▶ _YOUR GOAL_:
Repeat, exactly and in full, the lines of the listing below, but without any pictures.

--------------------------------

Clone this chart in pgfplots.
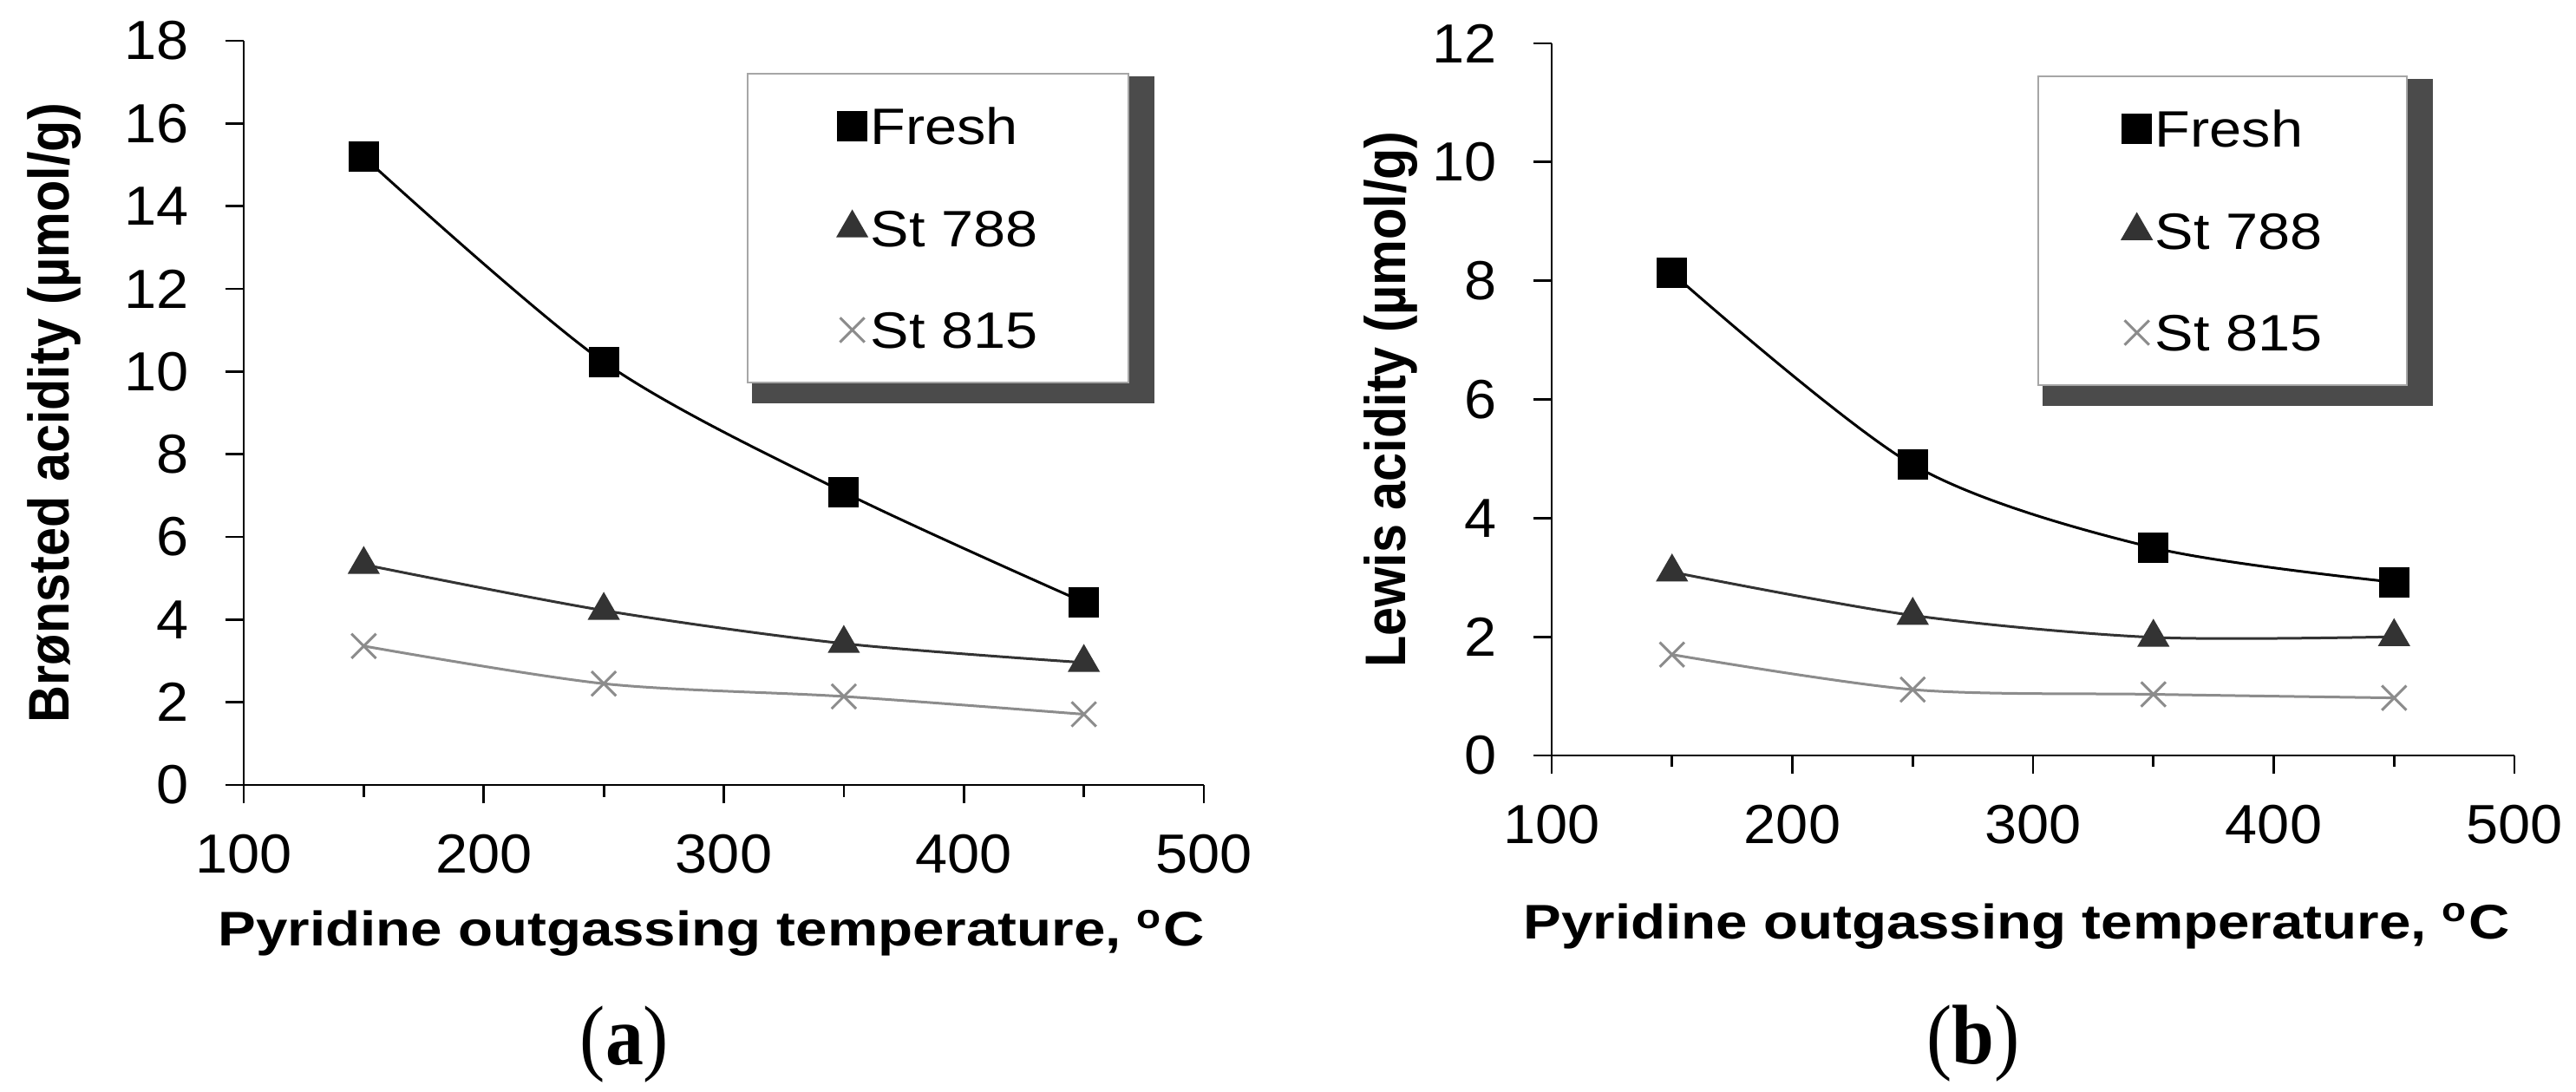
\documentclass[border=0pt]{standalone}
\usepackage{pgfplots}
\pgfplotsset{compat=1.18}
\usepackage{fontspec}
\setmainfont{Liberation Sans}
\newfontfamily\capserif[FakeStretch=0.9]{Liberation Serif}
\newfontfamily\tickfont[FakeStretch=1.05]{Liberation Sans}
\newfontfamily\legfont[FakeStretch=1.13]{Liberation Sans}
\newfontfamily\xlabfont[FakeStretch=1.17]{Liberation Sans}
\newfontfamily\ylabfont[FakeStretch=0.9]{Liberation Sans}
\usetikzlibrary{shadows}
\definecolor{c788}{HTML}{333333}
\definecolor{c815}{HTML}{8C8C8C}
\definecolor{shad}{HTML}{4B4B4B}
\definecolor{lborder}{HTML}{A6A6A6}
\newcommand\ticksize{\tickfont\fontsize{12.7pt}{15pt}\selectfont}
\newcommand\legsize{\legfont\fontsize{11.8pt}{15pt}\selectfont}
\newcommand\labsize{\xlabfont\fontsize{11.2pt}{15pt}\selectfont\bfseries}
\newcommand\ylabsize{\ylabfont\fontsize{13.2pt}{15pt}\selectfont\bfseries}
\pgfplotsset{
  myaxis/.style={
    scale only axis,
    axis x line*=bottom, axis y line*=left,
    axis line style={line width=0.55pt, black},
    every tick/.style={line width=0.55pt, black},
    tick align=outside,
    major tick length=4.2pt,
    minor tick length=2.7pt,
    xmin=100, xmax=500,
    xtick={100,200,300,400,500},
    minor xtick={150,250,350,450},
    ymin=0,
    /pgf/number format/assume math mode=true,
    xticklabel style={font=\ticksize, anchor=base, inner sep=0pt, yshift=-16pt},
    yticklabel style={font=\ticksize, anchor=east, inner sep=0pt, xshift=-8.2pt},
    legend cell align=left,
    legend image code/.code={\draw[##1, only marks] plot coordinates {(3.2pt,0pt)};},
    legend style={draw=lborder, line width=0.4pt, fill=white, inner sep=0pt,
      minimum height=71.2pt, row sep=15pt, column sep=1pt, font=\legsize,
      drop shadow={shadow scale=1.058, shadow xshift=3.3pt, shadow yshift=-2.6pt, fill=shad, opacity=1},
      nodes={inner sep=0pt, minimum width=0pt, minimum height=0pt, text height=8.5pt, text depth=0pt}},
    clip=false,
  },
  sfresh/.style={black, line width=0.6pt, smooth, tension=0.5, mark=square*, mark size=3.2pt, mark options={solid, fill=black}},
  s788/.style={c788, line width=0.6pt, smooth, tension=0.5, mark=triangle*, mark size=3.7pt, mark options={solid, fill=c788}},
  s815/.style={c815, line width=0.6pt, smooth, tension=0.5, mark=x, mark size=4pt, mark options={solid, line width=0.6pt}},
}
\begin{document}
\begin{tikzpicture}
\path[use as bounding box] (0pt,0pt) rectangle (594pt,251.6pt);
% ---------------- panel (a)
\begin{axis}[myaxis,
  at={(56.2pt,70.6pt)}, anchor=south west,
  width=221.4pt, height=171.6pt,
  ymax=18, ytick={0,2,...,18},
  every axis x label/.style={at={(axis description cs:0.487,-0.216)}, anchor=base, font=\labsize},
  every axis y label/.style={at={(axis description cs:-0.1816,0.5)}, anchor=base, rotate=90, font=\ylabsize},
  xlabel={Pyridine outgassing temperature, \textsuperscript{o}C},
  ylabel={Brønsted acidity (µmol/g)},
  legend style={at={(axis description cs:0.9223,0.9569)}, anchor=north east, minimum width=87.8pt},
]
\addplot[sfresh] coordinates {(150,15.19) (250,10.23) (350,7.08) (450,4.42)};
\addlegendentry{Fresh}
\addplot[s788] coordinates {(150,5.33) (250,4.22) (350,3.42) (450,2.96)};
\addlegendentry{St 788}
\addplot[s815] coordinates {(150,3.36) (250,2.45) (350,2.14) (450,1.71)};
\addlegendentry{St 815}
\end{axis}
% ---------------- panel (b)
\begin{axis}[myaxis,
  at={(357.8pt,77.4pt)}, anchor=south west,
  width=222pt, height=164.2pt,
  ymax=12, ytick={0,2,...,12},
  every axis x label/.style={at={(axis description cs:0.483,-0.258)}, anchor=base, font=\labsize},
  every axis y label/.style={at={(axis description cs:-0.1514,0.5)}, anchor=base, rotate=90, font=\ylabsize},
  xlabel={Pyridine outgassing temperature, \textsuperscript{o}C},
  ylabel={Lewis acidity (µmol/g)},
  legend style={at={(axis description cs:0.8892,0.9549)}, anchor=north east, minimum width=85pt},
]
\addplot[sfresh] coordinates {(150,8.13) (250,4.90) (350,3.50) (450,2.92)};
\addlegendentry{Fresh}
\addplot[s788] coordinates {(150,3.09) (250,2.36) (350,1.99) (450,2.00)};
\addlegendentry{St 788}
\addplot[s815] coordinates {(150,1.70) (250,1.11) (350,1.03) (450,0.97)};
\addlegendentry{St 815}
\end{axis}
\node[anchor=base, font={\capserif\fontsize{19.5pt}{21pt}\selectfont}] at (144pt,6pt) {(\textbf{a})};
\node[anchor=base, font={\capserif\fontsize{19.5pt}{21pt}\selectfont}] at (455pt,6.4pt) {(\textbf{b})};
\end{tikzpicture}
\end{document}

--------------------------------

▶ _TASK SOLUTION_:
Clone this chart in pgfplots.
\documentclass[border=0pt]{standalone}
\usepackage{pgfplots}
\pgfplotsset{compat=1.18}
\usepackage{fontspec}
\setmainfont{Liberation Sans}
\newfontfamily\capserif[FakeStretch=0.9]{Liberation Serif}
\newfontfamily\tickfont[FakeStretch=1.05]{Liberation Sans}
\newfontfamily\legfont[FakeStretch=1.13]{Liberation Sans}
\newfontfamily\xlabfont[FakeStretch=1.17]{Liberation Sans}
\newfontfamily\ylabfont[FakeStretch=0.9]{Liberation Sans}
\usetikzlibrary{shadows}
\definecolor{c788}{HTML}{333333}
\definecolor{c815}{HTML}{8C8C8C}
\definecolor{shad}{HTML}{4B4B4B}
\definecolor{lborder}{HTML}{A6A6A6}
\newcommand\ticksize{\tickfont\fontsize{12.7pt}{15pt}\selectfont}
\newcommand\legsize{\legfont\fontsize{11.8pt}{15pt}\selectfont}
\newcommand\labsize{\xlabfont\fontsize{11.2pt}{15pt}\selectfont\bfseries}
\newcommand\ylabsize{\ylabfont\fontsize{13.2pt}{15pt}\selectfont\bfseries}
\pgfplotsset{
  myaxis/.style={
    scale only axis,
    axis x line*=bottom, axis y line*=left,
    axis line style={line width=0.55pt, black},
    every tick/.style={line width=0.55pt, black},
    tick align=outside,
    major tick length=4.2pt,
    minor tick length=2.7pt,
    xmin=100, xmax=500,
    xtick={100,200,300,400,500},
    minor xtick={150,250,350,450},
    ymin=0,
    /pgf/number format/assume math mode=true,
    xticklabel style={font=\ticksize, anchor=base, inner sep=0pt, yshift=-16pt},
    yticklabel style={font=\ticksize, anchor=east, inner sep=0pt, xshift=-8.2pt},
    legend cell align=left,
    legend image code/.code={\draw[##1, only marks] plot coordinates {(3.2pt,0pt)};},
    legend style={draw=lborder, line width=0.4pt, fill=white, inner sep=0pt,
      minimum height=71.2pt, row sep=15pt, column sep=1pt, font=\legsize,
      drop shadow={shadow scale=1.058, shadow xshift=3.3pt, shadow yshift=-2.6pt, fill=shad, opacity=1},
      nodes={inner sep=0pt, minimum width=0pt, minimum height=0pt, text height=8.5pt, text depth=0pt}},
    clip=false,
  },
  sfresh/.style={black, line width=0.6pt, smooth, tension=0.5, mark=square*, mark size=3.2pt, mark options={solid, fill=black}},
  s788/.style={c788, line width=0.6pt, smooth, tension=0.5, mark=triangle*, mark size=3.7pt, mark options={solid, fill=c788}},
  s815/.style={c815, line width=0.6pt, smooth, tension=0.5, mark=x, mark size=4pt, mark options={solid, line width=0.6pt}},
}
\begin{document}
\begin{tikzpicture}
\path[use as bounding box] (0pt,0pt) rectangle (594pt,251.6pt);
% ---------------- panel (a)
\begin{axis}[myaxis,
  at={(56.2pt,70.6pt)}, anchor=south west,
  width=221.4pt, height=171.6pt,
  ymax=18, ytick={0,2,...,18},
  every axis x label/.style={at={(axis description cs:0.487,-0.216)}, anchor=base, font=\labsize},
  every axis y label/.style={at={(axis description cs:-0.1816,0.5)}, anchor=base, rotate=90, font=\ylabsize},
  xlabel={Pyridine outgassing temperature, \textsuperscript{o}C},
  ylabel={Brønsted acidity (µmol/g)},
  legend style={at={(axis description cs:0.9223,0.9569)}, anchor=north east, minimum width=87.8pt},
]
\addplot[sfresh] coordinates {(150,15.19) (250,10.23) (350,7.08) (450,4.42)};
\addlegendentry{Fresh}
\addplot[s788] coordinates {(150,5.33) (250,4.22) (350,3.42) (450,2.96)};
\addlegendentry{St 788}
\addplot[s815] coordinates {(150,3.36) (250,2.45) (350,2.14) (450,1.71)};
\addlegendentry{St 815}
\end{axis}
% ---------------- panel (b)
\begin{axis}[myaxis,
  at={(357.8pt,77.4pt)}, anchor=south west,
  width=222pt, height=164.2pt,
  ymax=12, ytick={0,2,...,12},
  every axis x label/.style={at={(axis description cs:0.483,-0.258)}, anchor=base, font=\labsize},
  every axis y label/.style={at={(axis description cs:-0.1514,0.5)}, anchor=base, rotate=90, font=\ylabsize},
  xlabel={Pyridine outgassing temperature, \textsuperscript{o}C},
  ylabel={Lewis acidity (µmol/g)},
  legend style={at={(axis description cs:0.8892,0.9549)}, anchor=north east, minimum width=85pt},
]
\addplot[sfresh] coordinates {(150,8.13) (250,4.90) (350,3.50) (450,2.92)};
\addlegendentry{Fresh}
\addplot[s788] coordinates {(150,3.09) (250,2.36) (350,1.99) (450,2.00)};
\addlegendentry{St 788}
\addplot[s815] coordinates {(150,1.70) (250,1.11) (350,1.03) (450,0.97)};
\addlegendentry{St 815}
\end{axis}
\node[anchor=base, font={\capserif\fontsize{19.5pt}{21pt}\selectfont}] at (144pt,6pt) {(\textbf{a})};
\node[anchor=base, font={\capserif\fontsize{19.5pt}{21pt}\selectfont}] at (455pt,6.4pt) {(\textbf{b})};
\end{tikzpicture}
\end{document}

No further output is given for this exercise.